- **The exercise**
Copy all of the material exactly. Pictures are not to appear in the copy.

* start *

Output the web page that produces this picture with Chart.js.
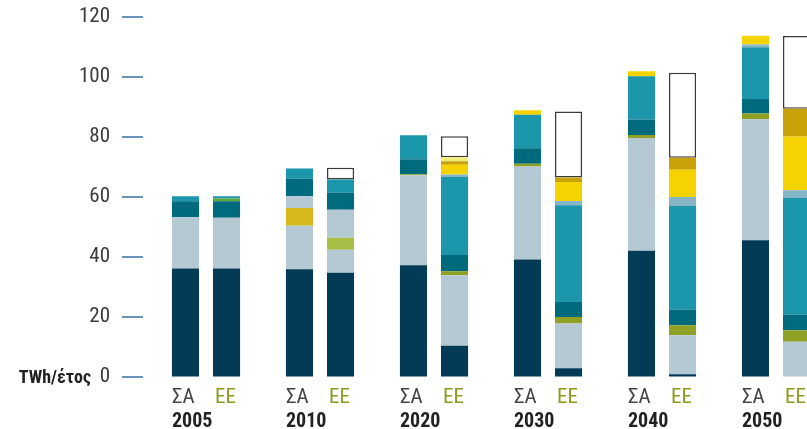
<!DOCTYPE html>
<html lang="el">
<head>
<meta charset="utf-8">
<title>Ηλεκτροπαραγωγή ΣΑ / ΕΕ</title>
<script src="https://cdn.jsdelivr.net/npm/chart.js@4.4.1/dist/chart.umd.min.js"></script>
<style>
  html, body { margin: 0; padding: 0; background: #ffffff; }
  #wrap { width: 807px; height: 429px; overflow: hidden; position: relative; }
  canvas { display: block; }
</style>
</head>
<body>
<div id="wrap"><canvas id="chart" width="840" height="429"></canvas></div>
<script>
/* ---------------------------------------------------------
   Data (TWh/έτος), bottom segment first
--------------------------------------------------------- */
const years = ["2005", "2010", "2020", "2030", "2040", "2050"];
const yTicks = [0, 20, 40, 60, 80, 100, 120];

const ligniteSA = [36.1, 35.9, 37.2, 39.1, 42.0, 45.5];
const ligniteEE = [36.1, 34.7, 10.4, 2.9, 0.9, 0];
const gasSA = [17.1, 14.5, 30.0, 31.0, 37.6, 40.3];
const gasEE = [16.9, 7.7, 23.5, 14.9, 13.0, 11.7];
const oilSA = [0, 5.9, 0, 0, 0, 0];
const oilEE = [0, 0, 0, 0, 0, 0];
const biomassSA = [0, 0, 0, 0, 0, 0];
const biomassEE = [0, 4.0, 0, 0, 0, 0];
const importsSA = [0, 3.9, 0, 0, 0, 0];
const importsEE = [0, 9.3, 0, 0, 0, 0];
const bioSA = [0, 0, 0.3, 0.9, 1.0, 1.9];
const bioEE = [0, 0, 1.3, 2.2, 3.3, 3.9];
const hydroSA = [5.3, 5.8, 5.0, 5.2, 5.1, 4.9];
const hydroEE = [5.5, 5.7, 5.4, 5.0, 5.3, 5.2];
const smallHydroSA = [0, 0, 0, 0, 0, 0];
const smallHydroEE = [0.9, 0, 0, 0, 0, 0];
const windSA = [1.7, 3.4, 8.0, 11.1, 14.4, 17.2];
const windEE = [0.8, 4.4, 26.0, 32.2, 34.4, 38.9];
const geoSA = [0, 0, 0, 0, 0, 0.9];
const geoEE = [0, 0, 0.8, 1.4, 3.0, 2.5];
const pvSA = [0, 0, 0, 1.5, 1.7, 2.9];
const pvEE = [0, 0, 3.3, 6.3, 9.1, 17.9];
const cspSA = [0, 0, 0, 0, 0, 0];
const cspEE = [0, 0, 1.1, 1.5, 4.0, 9.2];
const oceanSA = [0, 0, 0, 0, 0, 0];
const oceanEE = [0, 0, 1.4, 0, 0, 0];
const savingsSA = [0, 0, 0, 0, 0, 0];
const savingsEE = [0, 3.9, 7.0, 22.0, 28.3, 24.2];

/* ---------------------------------------------------------
   Segments: label, colour, ΣΑ values, ΕΕ values
--------------------------------------------------------- */
const segments = [
  ["Λιγνίτης", "#033a55", ligniteSA, ligniteEE],
  ["Φυσικό αέριο", "#b4c9d4", gasSA, gasEE],
  ["Πετρέλαιο", "#d5b81a", oilSA, oilEE],
  ["Βιομάζα", "#a6bd46", biomassSA, biomassEE],
  ["Εισαγωγές", "#b4c9d4", importsSA, importsEE],
  ["Βιοαέριο", "#8fa024", bioSA, bioEE],
  ["Μεγάλα υδροηλεκτρικά", "#006b7d", hydroSA, hydroEE],
  ["Μικρά υδροηλεκτρικά", "#5aa83a", smallHydroSA, smallHydroEE],
  ["Αιολικά", "#1c96aa", windSA, windEE],
  ["Γεωθερμία", "#86b5c6", geoSA, geoEE],
  ["Φωτοβολταϊκά", "#f5d300", pvSA, pvEE],
  ["Ηλιοθερμικά", "#c9a108", cspSA, cspEE],
  ["Ωκεάνια", "#eeef7a", oceanSA, oceanEE],
];

const datasets = [];
segments.forEach(([label, color, sa, ee]) => {
  datasets.push({ label: label + " ΣΑ", data: sa, stack: "ΣΑ", backgroundColor: color, borderWidth: 0 });
  datasets.push({ label: label + " ΕΕ", data: ee, stack: "ΕΕ", backgroundColor: color, borderWidth: 0 });
});
datasets.push({ label: "Εξοικονόμηση ΣΑ", data: savingsSA, stack: "ΣΑ", backgroundColor: "#ffffff",
  borderColor: "#3a3a3a", borderWidth: 1.5, borderSkipped: false });
datasets.push({ label: "Εξοικονόμηση ΕΕ", data: savingsEE, stack: "ΕΕ", backgroundColor: "#ffffff",
  borderColor: "#3a3a3a", borderWidth: 1.5, borderSkipped: false });

const narrow = "'Liberation Sans Narrow', 'Roboto Condensed', 'DejaVu Sans Condensed', sans-serif";

/* ---------------------------------------------------------
   Extra drawing: y tick dashes, unit label, bar labels
--------------------------------------------------------- */
const decorations = {
  id: "decorations",
  afterDraw(chart) {
    const { ctx } = chart;
    const y = chart.scales.y;

    ctx.save();
    ctx.strokeStyle = "#6a93bb";
    ctx.lineWidth = 2;
    yTicks.forEach((v) => {
      const py = Math.round(y.getPixelForValue(v));
      ctx.beginPath();
      ctx.moveTo(122, py);
      ctx.lineTo(143, py);
      ctx.stroke();
    });

    ctx.fillStyle = "#222222";
    ctx.font = "bold 18px " + narrow;
    ctx.textAlign = "right";
    ctx.textBaseline = "middle";
    ctx.fillText("TWh/έτος", 91, y.getPixelForValue(0) + 1);

    const saMeta = chart.getDatasetMeta(0);
    const eeMeta = chart.getDatasetMeta(1);
    ctx.textAlign = "left";
    ctx.textBaseline = "alphabetic";
    years.forEach((yr, i) => {
      const sa = saMeta.data[i];
      const ee = eeMeta.data[i];
      const saLeft = sa.x - sa.width / 2;
      const eeLeft = ee.x - ee.width / 2;
      ctx.font = "21px " + narrow;
      ctx.fillStyle = "#444444";
      ctx.fillText("ΣΑ", saLeft, 403);
      ctx.fillStyle = "#8a9a1e";
      ctx.fillText("ΕΕ", eeLeft + 2, 403);
      ctx.font = "bold 20px " + narrow;
      ctx.fillStyle = "#222222";
      ctx.fillText(yr, saLeft, 427);
    });
    ctx.restore();
  },
};

new Chart(document.getElementById("chart"), {
  type: "bar",
  data: { labels: years, datasets },
  options: {
    responsive: false,
    animation: false,
    layout: { padding: { top: 16, bottom: 52, left: 0, right: 7 } },
    plugins: { legend: { display: false }, tooltip: { enabled: false } },
    datasets: { bar: { categoryPercentage: 0.72, barPercentage: 0.66 } },
    scales: {
      x: { stacked: true, display: false },
      y: {
        stacked: true,
        min: 0,
        max: 120,
        afterFit: (scale) => { scale.width = 149; },
        border: { display: false },
        grid: { display: true, drawOnChartArea: false, drawTicks: true, tickLength: 35, color: "rgba(0,0,0,0)" },
        ticks: {
          stepSize: 20,
          padding: 4,
          color: "#3b3b3b",
          font: { family: narrow, size: 21 },
        },
      },
    },
  },
  plugins: [decorations],
});
</script>
</body>
</html>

* end *

- **In response**
Output the web page that produces this picture with Chart.js.
<!DOCTYPE html>
<html lang="el">
<head>
<meta charset="utf-8">
<title>Ηλεκτροπαραγωγή ΣΑ / ΕΕ</title>
<script src="https://cdn.jsdelivr.net/npm/chart.js@4.4.1/dist/chart.umd.min.js"></script>
<style>
  html, body { margin: 0; padding: 0; background: #ffffff; }
  #wrap { width: 807px; height: 429px; overflow: hidden; position: relative; }
  canvas { display: block; }
</style>
</head>
<body>
<div id="wrap"><canvas id="chart" width="840" height="429"></canvas></div>
<script>
/* ---------------------------------------------------------
   Data (TWh/έτος), bottom segment first
--------------------------------------------------------- */
const years = ["2005", "2010", "2020", "2030", "2040", "2050"];
const yTicks = [0, 20, 40, 60, 80, 100, 120];

const ligniteSA = [36.1, 35.9, 37.2, 39.1, 42.0, 45.5];
const ligniteEE = [36.1, 34.7, 10.4, 2.9, 0.9, 0];
const gasSA = [17.1, 14.5, 30.0, 31.0, 37.6, 40.3];
const gasEE = [16.9, 7.7, 23.5, 14.9, 13.0, 11.7];
const oilSA = [0, 5.9, 0, 0, 0, 0];
const oilEE = [0, 0, 0, 0, 0, 0];
const biomassSA = [0, 0, 0, 0, 0, 0];
const biomassEE = [0, 4.0, 0, 0, 0, 0];
const importsSA = [0, 3.9, 0, 0, 0, 0];
const importsEE = [0, 9.3, 0, 0, 0, 0];
const bioSA = [0, 0, 0.3, 0.9, 1.0, 1.9];
const bioEE = [0, 0, 1.3, 2.2, 3.3, 3.9];
const hydroSA = [5.3, 5.8, 5.0, 5.2, 5.1, 4.9];
const hydroEE = [5.5, 5.7, 5.4, 5.0, 5.3, 5.2];
const smallHydroSA = [0, 0, 0, 0, 0, 0];
const smallHydroEE = [0.9, 0, 0, 0, 0, 0];
const windSA = [1.7, 3.4, 8.0, 11.1, 14.4, 17.2];
const windEE = [0.8, 4.4, 26.0, 32.2, 34.4, 38.9];
const geoSA = [0, 0, 0, 0, 0, 0.9];
const geoEE = [0, 0, 0.8, 1.4, 3.0, 2.5];
const pvSA = [0, 0, 0, 1.5, 1.7, 2.9];
const pvEE = [0, 0, 3.3, 6.3, 9.1, 17.9];
const cspSA = [0, 0, 0, 0, 0, 0];
const cspEE = [0, 0, 1.1, 1.5, 4.0, 9.2];
const oceanSA = [0, 0, 0, 0, 0, 0];
const oceanEE = [0, 0, 1.4, 0, 0, 0];
const savingsSA = [0, 0, 0, 0, 0, 0];
const savingsEE = [0, 3.9, 7.0, 22.0, 28.3, 24.2];

/* ---------------------------------------------------------
   Segments: label, colour, ΣΑ values, ΕΕ values
--------------------------------------------------------- */
const segments = [
  ["Λιγνίτης", "#033a55", ligniteSA, ligniteEE],
  ["Φυσικό αέριο", "#b4c9d4", gasSA, gasEE],
  ["Πετρέλαιο", "#d5b81a", oilSA, oilEE],
  ["Βιομάζα", "#a6bd46", biomassSA, biomassEE],
  ["Εισαγωγές", "#b4c9d4", importsSA, importsEE],
  ["Βιοαέριο", "#8fa024", bioSA, bioEE],
  ["Μεγάλα υδροηλεκτρικά", "#006b7d", hydroSA, hydroEE],
  ["Μικρά υδροηλεκτρικά", "#5aa83a", smallHydroSA, smallHydroEE],
  ["Αιολικά", "#1c96aa", windSA, windEE],
  ["Γεωθερμία", "#86b5c6", geoSA, geoEE],
  ["Φωτοβολταϊκά", "#f5d300", pvSA, pvEE],
  ["Ηλιοθερμικά", "#c9a108", cspSA, cspEE],
  ["Ωκεάνια", "#eeef7a", oceanSA, oceanEE],
];

const datasets = [];
segments.forEach(([label, color, sa, ee]) => {
  datasets.push({ label: label + " ΣΑ", data: sa, stack: "ΣΑ", backgroundColor: color, borderWidth: 0 });
  datasets.push({ label: label + " ΕΕ", data: ee, stack: "ΕΕ", backgroundColor: color, borderWidth: 0 });
});
datasets.push({ label: "Εξοικονόμηση ΣΑ", data: savingsSA, stack: "ΣΑ", backgroundColor: "#ffffff",
  borderColor: "#3a3a3a", borderWidth: 1.5, borderSkipped: false });
datasets.push({ label: "Εξοικονόμηση ΕΕ", data: savingsEE, stack: "ΕΕ", backgroundColor: "#ffffff",
  borderColor: "#3a3a3a", borderWidth: 1.5, borderSkipped: false });

const narrow = "'Liberation Sans Narrow', 'Roboto Condensed', 'DejaVu Sans Condensed', sans-serif";

/* ---------------------------------------------------------
   Extra drawing: y tick dashes, unit label, bar labels
--------------------------------------------------------- */
const decorations = {
  id: "decorations",
  afterDraw(chart) {
    const { ctx } = chart;
    const y = chart.scales.y;

    ctx.save();
    ctx.strokeStyle = "#6a93bb";
    ctx.lineWidth = 2;
    yTicks.forEach((v) => {
      const py = Math.round(y.getPixelForValue(v));
      ctx.beginPath();
      ctx.moveTo(122, py);
      ctx.lineTo(143, py);
      ctx.stroke();
    });

    ctx.fillStyle = "#222222";
    ctx.font = "bold 18px " + narrow;
    ctx.textAlign = "right";
    ctx.textBaseline = "middle";
    ctx.fillText("TWh/έτος", 91, y.getPixelForValue(0) + 1);

    const saMeta = chart.getDatasetMeta(0);
    const eeMeta = chart.getDatasetMeta(1);
    ctx.textAlign = "left";
    ctx.textBaseline = "alphabetic";
    years.forEach((yr, i) => {
      const sa = saMeta.data[i];
      const ee = eeMeta.data[i];
      const saLeft = sa.x - sa.width / 2;
      const eeLeft = ee.x - ee.width / 2;
      ctx.font = "21px " + narrow;
      ctx.fillStyle = "#444444";
      ctx.fillText("ΣΑ", saLeft, 403);
      ctx.fillStyle = "#8a9a1e";
      ctx.fillText("ΕΕ", eeLeft + 2, 403);
      ctx.font = "bold 20px " + narrow;
      ctx.fillStyle = "#222222";
      ctx.fillText(yr, saLeft, 427);
    });
    ctx.restore();
  },
};

new Chart(document.getElementById("chart"), {
  type: "bar",
  data: { labels: years, datasets },
  options: {
    responsive: false,
    animation: false,
    layout: { padding: { top: 16, bottom: 52, left: 0, right: 7 } },
    plugins: { legend: { display: false }, tooltip: { enabled: false } },
    datasets: { bar: { categoryPercentage: 0.72, barPercentage: 0.66 } },
    scales: {
      x: { stacked: true, display: false },
      y: {
        stacked: true,
        min: 0,
        max: 120,
        afterFit: (scale) => { scale.width = 149; },
        border: { display: false },
        grid: { display: true, drawOnChartArea: false, drawTicks: true, tickLength: 35, color: "rgba(0,0,0,0)" },
        ticks: {
          stepSize: 20,
          padding: 4,
          color: "#3b3b3b",
          font: { family: narrow, size: 21 },
        },
      },
    },
  },
  plugins: [decorations],
});
</script>
</body>
</html>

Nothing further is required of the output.